**Provided data:**

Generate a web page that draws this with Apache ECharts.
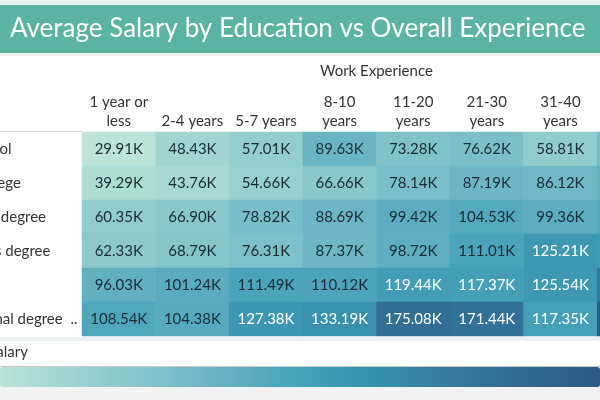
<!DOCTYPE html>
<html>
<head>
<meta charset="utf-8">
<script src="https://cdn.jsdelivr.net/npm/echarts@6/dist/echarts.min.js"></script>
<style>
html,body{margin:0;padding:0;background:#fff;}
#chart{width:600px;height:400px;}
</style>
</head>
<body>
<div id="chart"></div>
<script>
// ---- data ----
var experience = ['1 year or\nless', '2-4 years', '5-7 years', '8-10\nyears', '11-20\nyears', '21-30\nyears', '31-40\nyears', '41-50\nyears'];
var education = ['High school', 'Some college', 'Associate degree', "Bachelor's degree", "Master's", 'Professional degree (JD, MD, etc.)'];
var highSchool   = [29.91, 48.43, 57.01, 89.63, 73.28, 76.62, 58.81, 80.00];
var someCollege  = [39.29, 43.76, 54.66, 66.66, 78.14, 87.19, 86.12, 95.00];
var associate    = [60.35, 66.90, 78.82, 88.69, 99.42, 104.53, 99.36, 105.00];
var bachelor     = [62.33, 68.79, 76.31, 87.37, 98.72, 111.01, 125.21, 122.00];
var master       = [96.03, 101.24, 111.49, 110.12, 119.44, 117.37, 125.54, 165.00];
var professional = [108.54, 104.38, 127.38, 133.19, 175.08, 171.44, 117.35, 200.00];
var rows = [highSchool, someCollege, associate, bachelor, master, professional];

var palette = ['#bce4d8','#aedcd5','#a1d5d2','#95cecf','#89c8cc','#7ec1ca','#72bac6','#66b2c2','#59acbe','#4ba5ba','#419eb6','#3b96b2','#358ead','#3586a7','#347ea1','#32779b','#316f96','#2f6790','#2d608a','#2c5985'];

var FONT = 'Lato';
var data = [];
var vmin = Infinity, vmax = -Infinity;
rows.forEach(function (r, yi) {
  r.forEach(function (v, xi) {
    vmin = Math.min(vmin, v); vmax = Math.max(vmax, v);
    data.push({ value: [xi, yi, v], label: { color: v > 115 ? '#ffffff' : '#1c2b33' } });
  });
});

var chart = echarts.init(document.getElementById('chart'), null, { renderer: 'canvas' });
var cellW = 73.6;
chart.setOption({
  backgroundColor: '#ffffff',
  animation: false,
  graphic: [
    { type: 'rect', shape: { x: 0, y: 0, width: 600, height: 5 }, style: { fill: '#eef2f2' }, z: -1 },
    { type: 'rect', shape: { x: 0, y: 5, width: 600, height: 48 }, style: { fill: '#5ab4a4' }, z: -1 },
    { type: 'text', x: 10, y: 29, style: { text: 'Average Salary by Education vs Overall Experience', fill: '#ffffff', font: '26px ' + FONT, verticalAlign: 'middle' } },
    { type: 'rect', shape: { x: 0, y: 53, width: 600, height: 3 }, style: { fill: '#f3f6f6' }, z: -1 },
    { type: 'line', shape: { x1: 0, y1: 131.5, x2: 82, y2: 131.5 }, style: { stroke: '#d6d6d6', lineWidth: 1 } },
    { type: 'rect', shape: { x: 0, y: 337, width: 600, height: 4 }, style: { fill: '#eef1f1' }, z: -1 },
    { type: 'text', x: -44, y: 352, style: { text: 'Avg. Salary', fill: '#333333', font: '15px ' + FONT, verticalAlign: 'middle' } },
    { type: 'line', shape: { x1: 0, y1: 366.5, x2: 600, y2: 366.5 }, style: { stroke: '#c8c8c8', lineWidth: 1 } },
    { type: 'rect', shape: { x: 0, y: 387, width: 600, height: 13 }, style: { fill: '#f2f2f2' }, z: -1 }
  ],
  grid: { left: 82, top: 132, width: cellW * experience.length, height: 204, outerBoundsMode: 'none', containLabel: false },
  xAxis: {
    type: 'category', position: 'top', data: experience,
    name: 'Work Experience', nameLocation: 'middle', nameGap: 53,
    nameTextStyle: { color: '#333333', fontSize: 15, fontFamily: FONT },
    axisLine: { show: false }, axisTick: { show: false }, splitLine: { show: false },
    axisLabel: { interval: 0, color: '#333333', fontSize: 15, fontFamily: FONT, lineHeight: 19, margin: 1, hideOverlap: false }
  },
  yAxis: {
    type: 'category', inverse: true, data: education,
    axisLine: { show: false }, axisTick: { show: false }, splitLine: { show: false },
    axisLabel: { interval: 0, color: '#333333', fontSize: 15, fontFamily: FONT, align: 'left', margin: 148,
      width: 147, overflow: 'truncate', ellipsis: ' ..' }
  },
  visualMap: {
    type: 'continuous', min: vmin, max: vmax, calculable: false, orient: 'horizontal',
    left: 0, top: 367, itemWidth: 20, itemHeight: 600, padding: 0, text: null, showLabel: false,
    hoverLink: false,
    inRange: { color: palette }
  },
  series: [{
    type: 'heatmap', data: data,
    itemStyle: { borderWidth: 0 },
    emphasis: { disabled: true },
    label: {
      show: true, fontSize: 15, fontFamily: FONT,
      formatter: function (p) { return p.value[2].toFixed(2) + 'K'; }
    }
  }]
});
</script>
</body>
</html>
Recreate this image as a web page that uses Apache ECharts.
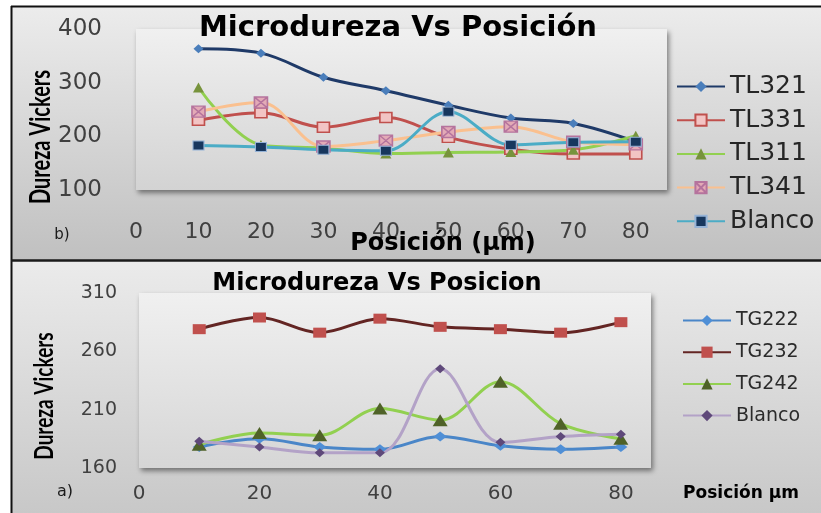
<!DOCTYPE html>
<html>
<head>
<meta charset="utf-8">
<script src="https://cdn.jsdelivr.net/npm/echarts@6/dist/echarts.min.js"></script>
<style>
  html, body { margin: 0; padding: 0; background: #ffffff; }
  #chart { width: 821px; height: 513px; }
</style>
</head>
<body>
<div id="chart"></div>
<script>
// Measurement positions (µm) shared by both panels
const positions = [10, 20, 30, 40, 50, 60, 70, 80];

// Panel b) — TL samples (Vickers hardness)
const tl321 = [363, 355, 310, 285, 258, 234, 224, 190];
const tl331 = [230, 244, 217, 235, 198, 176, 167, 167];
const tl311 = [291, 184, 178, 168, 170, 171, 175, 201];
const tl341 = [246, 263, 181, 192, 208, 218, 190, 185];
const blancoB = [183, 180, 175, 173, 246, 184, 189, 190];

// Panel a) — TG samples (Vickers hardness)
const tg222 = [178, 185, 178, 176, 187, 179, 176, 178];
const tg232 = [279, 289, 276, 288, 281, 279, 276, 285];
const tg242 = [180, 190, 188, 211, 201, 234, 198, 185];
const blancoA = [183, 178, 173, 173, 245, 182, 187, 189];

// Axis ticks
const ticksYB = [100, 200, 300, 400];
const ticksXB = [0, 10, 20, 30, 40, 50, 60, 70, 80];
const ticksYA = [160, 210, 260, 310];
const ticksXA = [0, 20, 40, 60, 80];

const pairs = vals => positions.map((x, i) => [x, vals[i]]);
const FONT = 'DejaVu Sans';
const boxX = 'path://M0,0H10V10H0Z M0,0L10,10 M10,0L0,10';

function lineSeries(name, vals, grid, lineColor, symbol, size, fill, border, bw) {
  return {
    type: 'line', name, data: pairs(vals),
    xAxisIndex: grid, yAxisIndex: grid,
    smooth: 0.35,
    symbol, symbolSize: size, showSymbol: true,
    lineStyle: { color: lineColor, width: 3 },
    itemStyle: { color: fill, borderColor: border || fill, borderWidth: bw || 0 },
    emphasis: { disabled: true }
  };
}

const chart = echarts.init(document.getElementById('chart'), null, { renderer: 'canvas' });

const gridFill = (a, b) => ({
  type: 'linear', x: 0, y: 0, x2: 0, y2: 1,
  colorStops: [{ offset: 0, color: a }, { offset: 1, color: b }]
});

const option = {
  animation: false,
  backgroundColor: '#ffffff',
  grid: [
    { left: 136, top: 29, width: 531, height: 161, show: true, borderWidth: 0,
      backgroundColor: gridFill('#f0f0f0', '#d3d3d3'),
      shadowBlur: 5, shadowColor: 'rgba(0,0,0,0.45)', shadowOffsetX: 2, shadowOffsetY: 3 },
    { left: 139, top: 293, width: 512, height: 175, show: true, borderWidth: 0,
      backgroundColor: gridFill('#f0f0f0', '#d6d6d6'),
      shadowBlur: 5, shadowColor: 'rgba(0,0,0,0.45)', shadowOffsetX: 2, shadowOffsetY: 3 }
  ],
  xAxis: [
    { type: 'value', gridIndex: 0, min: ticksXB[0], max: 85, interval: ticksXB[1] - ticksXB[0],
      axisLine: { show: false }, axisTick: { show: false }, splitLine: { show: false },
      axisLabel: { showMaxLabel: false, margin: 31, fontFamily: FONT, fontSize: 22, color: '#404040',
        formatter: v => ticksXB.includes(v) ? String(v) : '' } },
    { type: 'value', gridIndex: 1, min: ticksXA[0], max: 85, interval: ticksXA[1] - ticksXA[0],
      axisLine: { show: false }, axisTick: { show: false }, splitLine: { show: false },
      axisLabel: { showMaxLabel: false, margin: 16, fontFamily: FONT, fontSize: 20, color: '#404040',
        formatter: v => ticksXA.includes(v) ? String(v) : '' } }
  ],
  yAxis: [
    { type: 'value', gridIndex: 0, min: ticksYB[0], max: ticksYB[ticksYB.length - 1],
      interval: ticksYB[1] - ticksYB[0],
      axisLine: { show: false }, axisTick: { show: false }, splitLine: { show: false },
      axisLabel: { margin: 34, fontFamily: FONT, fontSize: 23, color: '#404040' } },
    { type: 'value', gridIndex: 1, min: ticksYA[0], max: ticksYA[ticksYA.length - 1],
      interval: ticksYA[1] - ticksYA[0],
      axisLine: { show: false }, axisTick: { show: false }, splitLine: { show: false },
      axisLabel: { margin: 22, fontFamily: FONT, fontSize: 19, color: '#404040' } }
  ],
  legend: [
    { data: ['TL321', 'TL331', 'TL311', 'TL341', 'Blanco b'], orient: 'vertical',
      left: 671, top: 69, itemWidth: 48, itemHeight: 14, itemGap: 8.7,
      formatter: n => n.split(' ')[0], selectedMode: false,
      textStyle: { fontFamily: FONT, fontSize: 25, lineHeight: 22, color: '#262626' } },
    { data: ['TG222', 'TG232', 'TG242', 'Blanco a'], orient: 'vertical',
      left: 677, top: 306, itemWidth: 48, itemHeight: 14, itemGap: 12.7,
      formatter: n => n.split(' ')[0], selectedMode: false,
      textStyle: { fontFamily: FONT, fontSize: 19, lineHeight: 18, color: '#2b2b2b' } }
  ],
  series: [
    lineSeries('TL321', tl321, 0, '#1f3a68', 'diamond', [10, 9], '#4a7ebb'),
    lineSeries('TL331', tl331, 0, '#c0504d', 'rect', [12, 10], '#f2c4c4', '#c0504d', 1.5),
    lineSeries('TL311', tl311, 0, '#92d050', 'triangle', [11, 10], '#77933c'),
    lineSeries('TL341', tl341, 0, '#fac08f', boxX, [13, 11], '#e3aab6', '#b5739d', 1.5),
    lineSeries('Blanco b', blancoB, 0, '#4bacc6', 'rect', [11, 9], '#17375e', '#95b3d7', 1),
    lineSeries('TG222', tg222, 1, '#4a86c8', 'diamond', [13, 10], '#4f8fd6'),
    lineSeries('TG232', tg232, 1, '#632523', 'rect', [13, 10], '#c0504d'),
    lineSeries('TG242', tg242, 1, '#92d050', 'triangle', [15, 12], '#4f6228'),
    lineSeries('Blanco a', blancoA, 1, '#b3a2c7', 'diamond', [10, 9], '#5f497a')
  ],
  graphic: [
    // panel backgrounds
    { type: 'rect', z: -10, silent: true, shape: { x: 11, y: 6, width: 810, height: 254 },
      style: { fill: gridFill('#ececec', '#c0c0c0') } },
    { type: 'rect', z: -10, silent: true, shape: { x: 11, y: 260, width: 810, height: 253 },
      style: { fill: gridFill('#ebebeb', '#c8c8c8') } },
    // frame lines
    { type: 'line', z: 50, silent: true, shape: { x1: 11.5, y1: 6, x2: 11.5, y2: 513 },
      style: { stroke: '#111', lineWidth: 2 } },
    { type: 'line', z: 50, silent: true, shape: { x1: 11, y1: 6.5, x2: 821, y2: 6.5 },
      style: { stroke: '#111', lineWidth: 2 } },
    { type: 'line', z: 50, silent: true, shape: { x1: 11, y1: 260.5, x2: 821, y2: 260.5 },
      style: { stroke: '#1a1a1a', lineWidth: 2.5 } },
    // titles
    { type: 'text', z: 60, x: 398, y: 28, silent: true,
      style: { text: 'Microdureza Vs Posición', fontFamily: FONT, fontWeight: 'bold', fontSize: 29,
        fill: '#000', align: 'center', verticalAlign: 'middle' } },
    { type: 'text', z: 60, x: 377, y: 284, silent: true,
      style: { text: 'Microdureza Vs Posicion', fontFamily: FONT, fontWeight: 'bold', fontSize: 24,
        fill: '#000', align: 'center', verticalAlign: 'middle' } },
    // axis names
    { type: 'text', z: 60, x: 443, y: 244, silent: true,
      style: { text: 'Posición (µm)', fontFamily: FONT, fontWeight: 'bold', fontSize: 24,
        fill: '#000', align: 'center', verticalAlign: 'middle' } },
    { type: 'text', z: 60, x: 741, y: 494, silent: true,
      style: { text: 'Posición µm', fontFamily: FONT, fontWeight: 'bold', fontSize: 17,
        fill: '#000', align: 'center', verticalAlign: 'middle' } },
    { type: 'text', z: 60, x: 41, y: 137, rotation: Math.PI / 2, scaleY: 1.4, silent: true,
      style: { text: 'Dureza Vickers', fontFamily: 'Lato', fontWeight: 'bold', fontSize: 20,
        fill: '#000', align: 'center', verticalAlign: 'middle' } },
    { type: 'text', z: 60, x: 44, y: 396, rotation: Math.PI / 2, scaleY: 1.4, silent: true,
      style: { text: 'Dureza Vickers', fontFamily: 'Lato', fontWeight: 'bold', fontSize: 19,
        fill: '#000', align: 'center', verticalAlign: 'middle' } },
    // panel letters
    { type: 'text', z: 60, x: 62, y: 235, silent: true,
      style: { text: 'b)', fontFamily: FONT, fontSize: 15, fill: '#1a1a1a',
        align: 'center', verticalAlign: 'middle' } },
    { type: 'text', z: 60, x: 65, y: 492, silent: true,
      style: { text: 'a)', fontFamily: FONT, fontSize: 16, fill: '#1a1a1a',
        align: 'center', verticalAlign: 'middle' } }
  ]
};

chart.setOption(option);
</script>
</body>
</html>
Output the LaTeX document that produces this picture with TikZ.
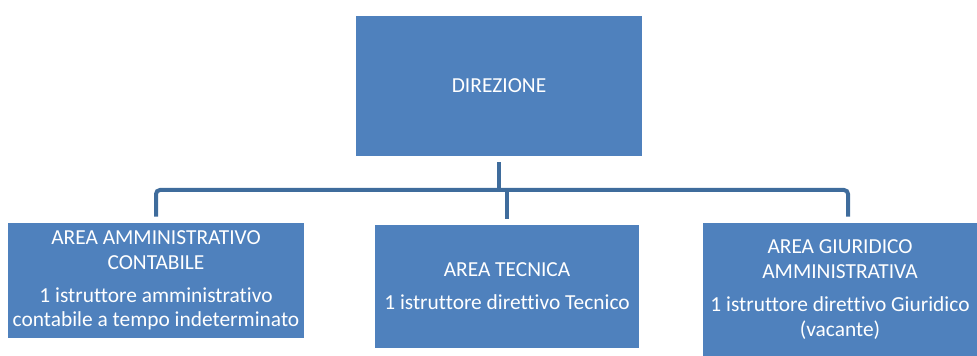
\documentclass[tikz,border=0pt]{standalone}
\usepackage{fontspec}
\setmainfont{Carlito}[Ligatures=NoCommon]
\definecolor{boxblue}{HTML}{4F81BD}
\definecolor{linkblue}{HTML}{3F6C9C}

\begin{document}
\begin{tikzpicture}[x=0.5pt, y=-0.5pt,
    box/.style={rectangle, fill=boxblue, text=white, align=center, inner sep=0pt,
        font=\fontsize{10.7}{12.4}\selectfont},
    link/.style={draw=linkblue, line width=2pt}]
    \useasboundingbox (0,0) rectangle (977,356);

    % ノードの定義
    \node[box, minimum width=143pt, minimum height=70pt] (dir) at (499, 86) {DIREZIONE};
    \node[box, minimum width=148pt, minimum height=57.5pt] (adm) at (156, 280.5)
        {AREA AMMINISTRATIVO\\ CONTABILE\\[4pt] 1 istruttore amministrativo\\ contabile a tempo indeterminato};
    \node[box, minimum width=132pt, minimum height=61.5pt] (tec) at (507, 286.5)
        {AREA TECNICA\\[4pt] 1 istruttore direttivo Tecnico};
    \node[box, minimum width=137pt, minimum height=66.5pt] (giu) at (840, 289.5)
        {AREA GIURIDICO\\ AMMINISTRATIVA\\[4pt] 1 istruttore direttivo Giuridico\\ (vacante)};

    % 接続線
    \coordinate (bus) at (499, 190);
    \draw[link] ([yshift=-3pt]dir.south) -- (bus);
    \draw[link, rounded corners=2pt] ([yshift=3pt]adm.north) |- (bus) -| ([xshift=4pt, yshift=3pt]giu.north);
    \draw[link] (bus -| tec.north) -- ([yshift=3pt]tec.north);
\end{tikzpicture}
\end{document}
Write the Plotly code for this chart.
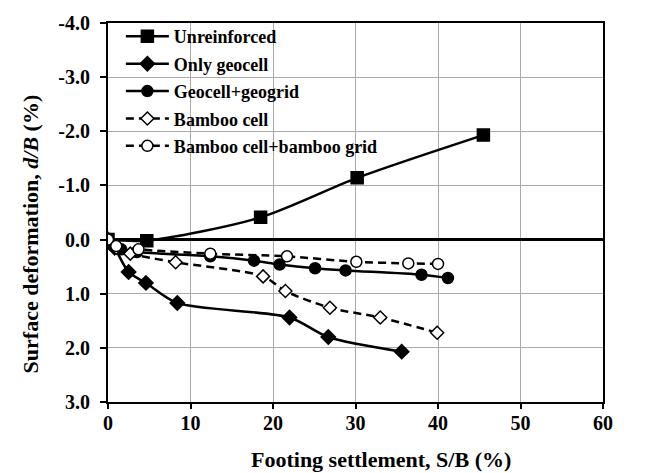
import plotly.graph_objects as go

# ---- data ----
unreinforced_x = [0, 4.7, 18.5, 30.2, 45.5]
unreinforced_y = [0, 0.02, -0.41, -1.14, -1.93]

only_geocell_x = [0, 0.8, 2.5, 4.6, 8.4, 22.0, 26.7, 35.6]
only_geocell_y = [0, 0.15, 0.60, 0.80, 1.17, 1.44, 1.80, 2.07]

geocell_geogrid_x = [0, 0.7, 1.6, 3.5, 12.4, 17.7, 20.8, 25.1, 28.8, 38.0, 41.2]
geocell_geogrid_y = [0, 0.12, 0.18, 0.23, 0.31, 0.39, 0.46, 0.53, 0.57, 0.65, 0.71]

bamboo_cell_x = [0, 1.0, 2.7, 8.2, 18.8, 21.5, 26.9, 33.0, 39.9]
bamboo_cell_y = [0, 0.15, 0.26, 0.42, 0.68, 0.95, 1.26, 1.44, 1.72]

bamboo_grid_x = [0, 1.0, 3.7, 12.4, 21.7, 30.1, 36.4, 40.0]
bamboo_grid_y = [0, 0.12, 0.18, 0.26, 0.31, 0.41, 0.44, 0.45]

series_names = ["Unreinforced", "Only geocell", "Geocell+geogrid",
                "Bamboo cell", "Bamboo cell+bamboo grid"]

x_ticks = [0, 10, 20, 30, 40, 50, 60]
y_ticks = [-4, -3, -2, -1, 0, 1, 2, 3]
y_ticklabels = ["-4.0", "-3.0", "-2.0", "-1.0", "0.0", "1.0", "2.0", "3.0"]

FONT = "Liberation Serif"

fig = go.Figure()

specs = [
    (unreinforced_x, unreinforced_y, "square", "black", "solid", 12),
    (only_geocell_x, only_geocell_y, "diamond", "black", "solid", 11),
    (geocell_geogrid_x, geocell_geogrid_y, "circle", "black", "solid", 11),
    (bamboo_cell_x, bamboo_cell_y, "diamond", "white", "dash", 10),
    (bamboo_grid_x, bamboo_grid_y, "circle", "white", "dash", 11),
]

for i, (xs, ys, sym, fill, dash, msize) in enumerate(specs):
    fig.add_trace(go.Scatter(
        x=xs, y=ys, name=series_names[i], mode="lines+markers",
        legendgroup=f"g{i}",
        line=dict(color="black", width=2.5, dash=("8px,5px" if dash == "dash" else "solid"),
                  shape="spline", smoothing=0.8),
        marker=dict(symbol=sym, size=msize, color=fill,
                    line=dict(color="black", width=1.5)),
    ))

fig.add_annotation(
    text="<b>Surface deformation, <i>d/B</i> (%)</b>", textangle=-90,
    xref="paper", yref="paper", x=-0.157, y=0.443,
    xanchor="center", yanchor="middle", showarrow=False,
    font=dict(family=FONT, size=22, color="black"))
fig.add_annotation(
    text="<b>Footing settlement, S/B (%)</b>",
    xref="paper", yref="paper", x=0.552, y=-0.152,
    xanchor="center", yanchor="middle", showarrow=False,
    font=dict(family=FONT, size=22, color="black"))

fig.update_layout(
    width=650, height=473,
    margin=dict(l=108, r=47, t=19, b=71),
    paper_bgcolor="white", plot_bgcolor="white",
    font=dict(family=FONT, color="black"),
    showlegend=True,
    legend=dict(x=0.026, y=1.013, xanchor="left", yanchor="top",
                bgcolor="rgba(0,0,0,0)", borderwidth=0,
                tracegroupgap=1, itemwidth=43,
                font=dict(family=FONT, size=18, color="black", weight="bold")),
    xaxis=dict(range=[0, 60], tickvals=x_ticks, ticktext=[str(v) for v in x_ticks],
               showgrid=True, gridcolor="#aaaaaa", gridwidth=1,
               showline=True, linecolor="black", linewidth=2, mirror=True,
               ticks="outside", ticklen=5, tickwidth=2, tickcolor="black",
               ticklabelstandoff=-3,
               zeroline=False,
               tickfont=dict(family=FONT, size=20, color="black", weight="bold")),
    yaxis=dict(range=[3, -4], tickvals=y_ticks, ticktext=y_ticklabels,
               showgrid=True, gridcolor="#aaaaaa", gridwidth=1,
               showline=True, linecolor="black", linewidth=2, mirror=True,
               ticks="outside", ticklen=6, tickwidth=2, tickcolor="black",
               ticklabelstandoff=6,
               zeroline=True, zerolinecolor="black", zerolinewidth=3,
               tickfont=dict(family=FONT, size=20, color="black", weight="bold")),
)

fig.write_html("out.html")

**Task to carry out:**
Lines of the listing that contain the word "this" are to be counted; report only their number.

**The output:**
4